▶ [Challenge]:
Can you write out all the lines word for word, with no pictures?

▶ [Available data]:
<<<<

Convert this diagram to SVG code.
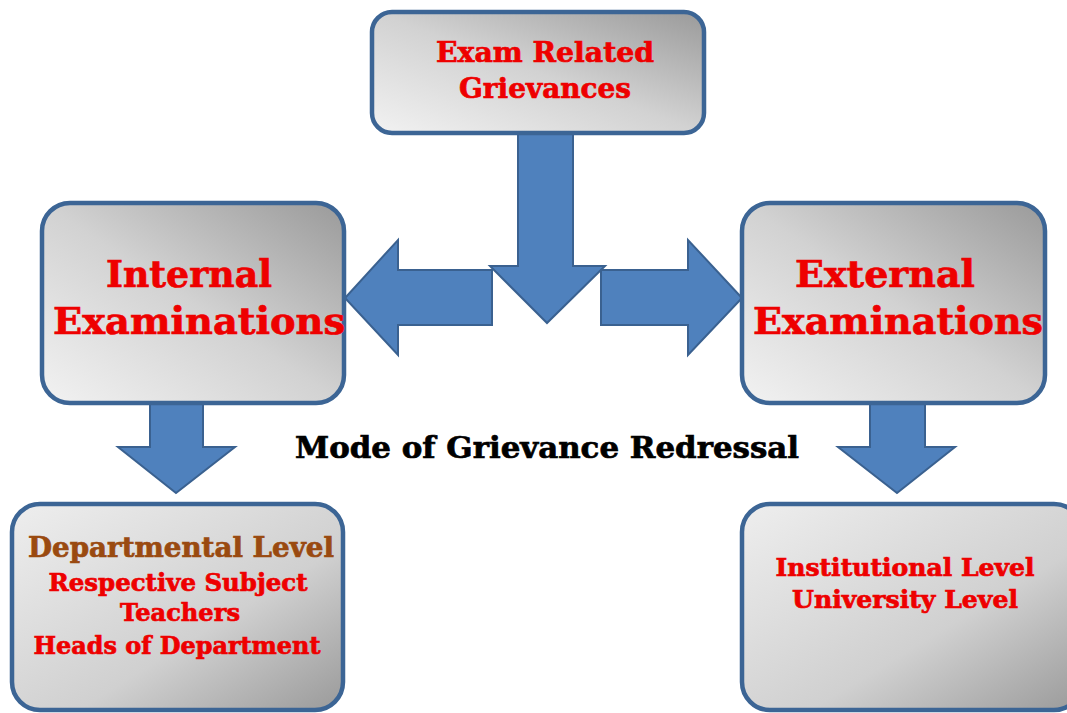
<svg xmlns="http://www.w3.org/2000/svg" width="1067" height="713" viewBox="0 0 1067 713">
<defs>
<linearGradient id="gUp" x1="0" y1="1" x2="1" y2="0">
<stop offset="0" stop-color="#f2f2f2"/><stop offset="0.5" stop-color="#d2d2d2"/><stop offset="1" stop-color="#9a9a9a"/>
</linearGradient>
<linearGradient id="gDown" x1="0" y1="0" x2="1" y2="1">
<stop offset="0" stop-color="#eeeeee"/><stop offset="0.6" stop-color="#d0d0d0"/><stop offset="1" stop-color="#9a9a9a"/>
</linearGradient>
<style>
.box{stroke:#3c6595;stroke-width:4.5}
.arr{fill:#4f81bd;stroke:#3a6190;stroke-width:2;stroke-linejoin:miter}
.t{font-family:"DejaVu Serif","Liberation Serif",serif;font-weight:bold;text-anchor:middle;stroke-width:0.7}
.red{fill:#ee0000;stroke:#ee0000}
.brown{fill:#9a4a10;stroke:#9a4a10}
.blk{fill:#000;stroke:#000}
</style>
</defs>
<rect width="1067" height="713" fill="#fff"/>
<g id="connectors">
<polygon class="arr" points="518,133 573,133 573,266 605,266 547,323 490,266 518,266"/>
<polygon class="arr" points="492,270 398,270 398,240 345,298 398,355 398,325 492,325"/>
<polygon class="arr" points="601,270 688,270 688,240 742,298 688,355 688,325 601,325"/>
<polygon class="arr" points="150,403 203,403 203,447 235,447 176,493 118,447 150,447"/>
<polygon class="arr" points="870,403 925,403 925,447 955,447 897,493 838,447 870,447"/>
</g>
<g id="exam">
<rect class="box" x="372" y="12" width="332" height="121" rx="20" fill="url(#gUp)"/>
<text class="t red" x="545" y="62" font-size="28" textLength="218" lengthAdjust="spacingAndGlyphs">Exam Related</text>
<text class="t red" x="545" y="98" font-size="28" textLength="172" lengthAdjust="spacingAndGlyphs">Grievances</text>
</g>
<g id="internal">
<rect class="box" x="42" y="203" width="302" height="200" rx="28" fill="url(#gUp)"/>
<text class="t red" x="189" y="287" font-size="38" textLength="166" lengthAdjust="spacingAndGlyphs">Internal</text>
<text class="t red" x="199" y="334" font-size="38" textLength="292" lengthAdjust="spacingAndGlyphs">Examinations</text>
</g>
<g id="external">
<rect class="box" x="742" y="203" width="303" height="200" rx="28" fill="url(#gUp)"/>
<text class="t red" x="885" y="287" font-size="38" textLength="180" lengthAdjust="spacingAndGlyphs">External</text>
<text class="t red" x="898" y="334" font-size="38" textLength="290" lengthAdjust="spacingAndGlyphs">Examinations</text>
</g>
<g id="mode">
<text class="t blk" x="547" y="458" font-size="30" textLength="504" lengthAdjust="spacingAndGlyphs">Mode of Grievance Redressal</text>
</g>
<g id="departmental">
<rect class="box" x="12" y="504" width="331" height="206" rx="28" fill="url(#gDown)"/>
<text class="t brown" x="181" y="557" font-size="28" textLength="306" lengthAdjust="spacingAndGlyphs">Departmental Level</text>
<text class="t red" x="178" y="591" font-size="24" textLength="259" lengthAdjust="spacingAndGlyphs">Respective Subject</text>
<text class="t red" x="180" y="621" font-size="24" textLength="120" lengthAdjust="spacingAndGlyphs">Teachers</text>
<text class="t red" x="177" y="654" font-size="24" textLength="287" lengthAdjust="spacingAndGlyphs">Heads of Department</text>
</g>
<g id="institutional">
<rect class="box" x="742" y="504" width="340" height="206" rx="28" fill="url(#gDown)"/>
<text class="t red" x="905" y="576" font-size="24" textLength="259" lengthAdjust="spacingAndGlyphs">Institutional Level</text>
<text class="t red" x="905" y="608" font-size="24" textLength="226" lengthAdjust="spacingAndGlyphs">University Level</text>
</g>
</svg>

>>>>

▶ [Answer to the exercise]:
Convert this diagram to SVG code.
<svg xmlns="http://www.w3.org/2000/svg" width="1067" height="713" viewBox="0 0 1067 713">
<defs>
<linearGradient id="gUp" x1="0" y1="1" x2="1" y2="0">
<stop offset="0" stop-color="#f2f2f2"/><stop offset="0.5" stop-color="#d2d2d2"/><stop offset="1" stop-color="#9a9a9a"/>
</linearGradient>
<linearGradient id="gDown" x1="0" y1="0" x2="1" y2="1">
<stop offset="0" stop-color="#eeeeee"/><stop offset="0.6" stop-color="#d0d0d0"/><stop offset="1" stop-color="#9a9a9a"/>
</linearGradient>
<style>
.box{stroke:#3c6595;stroke-width:4.5}
.arr{fill:#4f81bd;stroke:#3a6190;stroke-width:2;stroke-linejoin:miter}
.t{font-family:"DejaVu Serif","Liberation Serif",serif;font-weight:bold;text-anchor:middle;stroke-width:0.7}
.red{fill:#ee0000;stroke:#ee0000}
.brown{fill:#9a4a10;stroke:#9a4a10}
.blk{fill:#000;stroke:#000}
</style>
</defs>
<rect width="1067" height="713" fill="#fff"/>
<g id="connectors">
<polygon class="arr" points="518,133 573,133 573,266 605,266 547,323 490,266 518,266"/>
<polygon class="arr" points="492,270 398,270 398,240 345,298 398,355 398,325 492,325"/>
<polygon class="arr" points="601,270 688,270 688,240 742,298 688,355 688,325 601,325"/>
<polygon class="arr" points="150,403 203,403 203,447 235,447 176,493 118,447 150,447"/>
<polygon class="arr" points="870,403 925,403 925,447 955,447 897,493 838,447 870,447"/>
</g>
<g id="exam">
<rect class="box" x="372" y="12" width="332" height="121" rx="20" fill="url(#gUp)"/>
<text class="t red" x="545" y="62" font-size="28" textLength="218" lengthAdjust="spacingAndGlyphs">Exam Related</text>
<text class="t red" x="545" y="98" font-size="28" textLength="172" lengthAdjust="spacingAndGlyphs">Grievances</text>
</g>
<g id="internal">
<rect class="box" x="42" y="203" width="302" height="200" rx="28" fill="url(#gUp)"/>
<text class="t red" x="189" y="287" font-size="38" textLength="166" lengthAdjust="spacingAndGlyphs">Internal</text>
<text class="t red" x="199" y="334" font-size="38" textLength="292" lengthAdjust="spacingAndGlyphs">Examinations</text>
</g>
<g id="external">
<rect class="box" x="742" y="203" width="303" height="200" rx="28" fill="url(#gUp)"/>
<text class="t red" x="885" y="287" font-size="38" textLength="180" lengthAdjust="spacingAndGlyphs">External</text>
<text class="t red" x="898" y="334" font-size="38" textLength="290" lengthAdjust="spacingAndGlyphs">Examinations</text>
</g>
<g id="mode">
<text class="t blk" x="547" y="458" font-size="30" textLength="504" lengthAdjust="spacingAndGlyphs">Mode of Grievance Redressal</text>
</g>
<g id="departmental">
<rect class="box" x="12" y="504" width="331" height="206" rx="28" fill="url(#gDown)"/>
<text class="t brown" x="181" y="557" font-size="28" textLength="306" lengthAdjust="spacingAndGlyphs">Departmental Level</text>
<text class="t red" x="178" y="591" font-size="24" textLength="259" lengthAdjust="spacingAndGlyphs">Respective Subject</text>
<text class="t red" x="180" y="621" font-size="24" textLength="120" lengthAdjust="spacingAndGlyphs">Teachers</text>
<text class="t red" x="177" y="654" font-size="24" textLength="287" lengthAdjust="spacingAndGlyphs">Heads of Department</text>
</g>
<g id="institutional">
<rect class="box" x="742" y="504" width="340" height="206" rx="28" fill="url(#gDown)"/>
<text class="t red" x="905" y="576" font-size="24" textLength="259" lengthAdjust="spacingAndGlyphs">Institutional Level</text>
<text class="t red" x="905" y="608" font-size="24" textLength="226" lengthAdjust="spacingAndGlyphs">University Level</text>
</g>
</svg>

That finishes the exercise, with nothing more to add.